Above, Crouse says that Bishop's Tweet was demeaning to all women, including (she has the gall to say) his own daughters and granddaughters.  Is calling a man a little girl, demeaning to all women?  No, it is not.  If he would've said in the context of a man getting an F on a college test, "You think like a woman," that would be demeaning to the intelligence of women and an ignorant claim indeed.  But he clearly had in mind the way little girls often act when they talk about other girls and put them down, not to their face, but to whoever is listening.  What is said is perhaps demeaning to those types of girls--or to girls who act like that--but deservedly so.

Sometimes I tell my boys not to act like a girl.  Sometimes I tell my girls not to act like a boy.  There is absolutely nothing demeaning about this.  Nothing.  In fact, I will say this in front of my girls or boys.  None of them want to be thought of as acting like the other qua other gender.  Neither feels disvalued.  My girls are delighted to be girls and my boys are delighted to be boys, and both are delighted to have sisters and brothers (most of the time).  When I tell my boys or girls to stop throwing a fit like a baby, am I demeaning babies?! Am I guilty of ageism?? Are my children now more inclined to disvalue their baby brother, James??  Nonsense.

Bishop again:

"I've asked myself a lot, what would have been a better choice of words than the phrase, ‘little girl.’ If I would have said ‘little boys’ would this have been different?"

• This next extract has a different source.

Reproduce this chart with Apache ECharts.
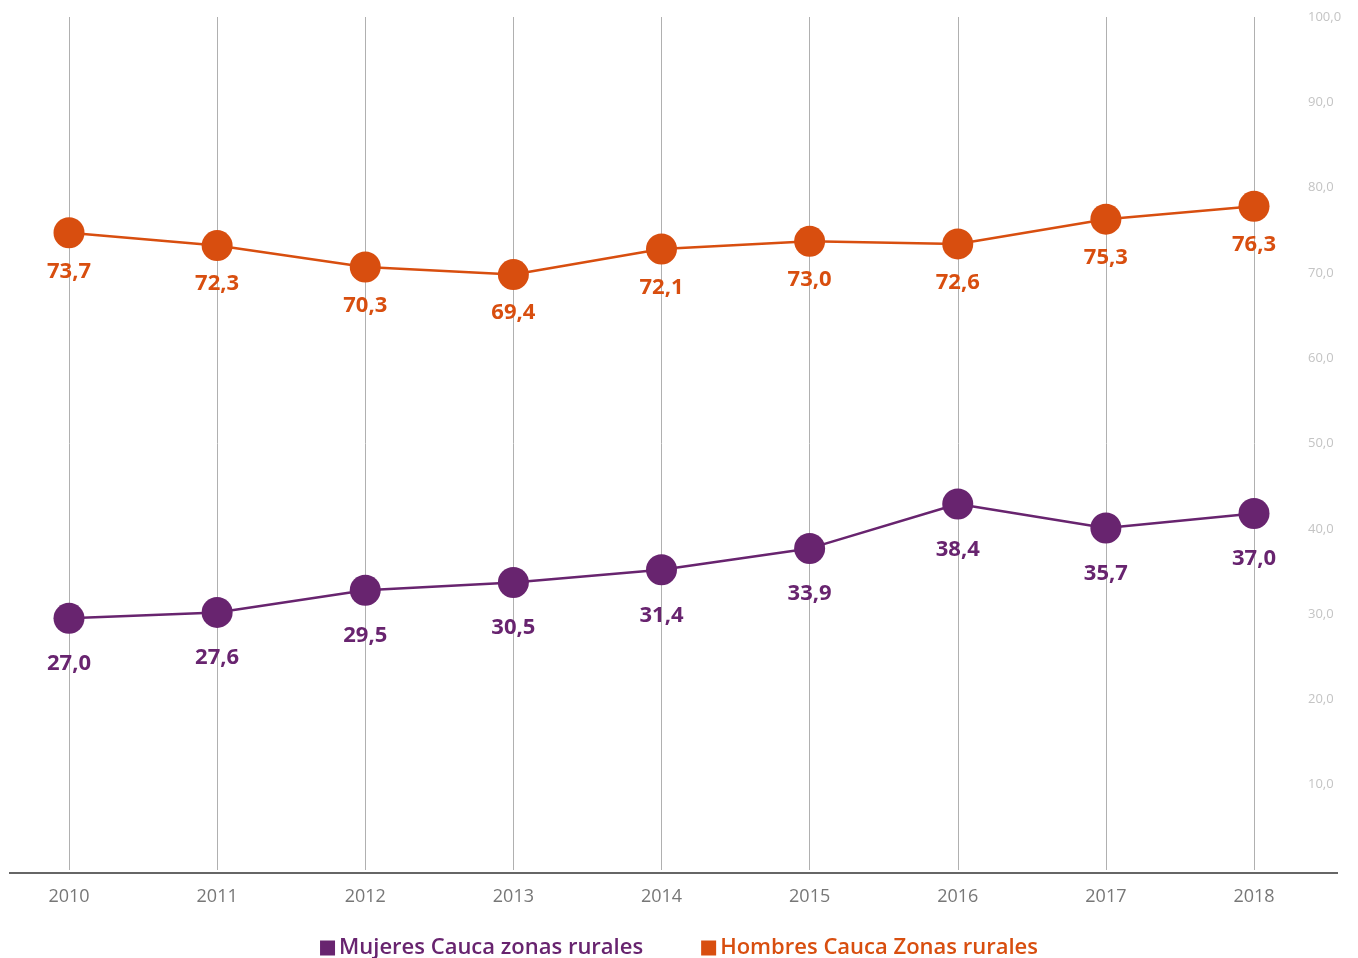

Of course it would have!  But it's not because such a statement wouldn't be taken to demean little boys, or all males for that matter.  The problem is that he is an old, white man called another man a girl, and that is out of step with the PC dogma that men should be more like women and women should be whatever they want.

Leftism is by nature totalitarian and there is no end to the "progress" of progressivism.  It is not enough that you obey Big Brother.  You must love him.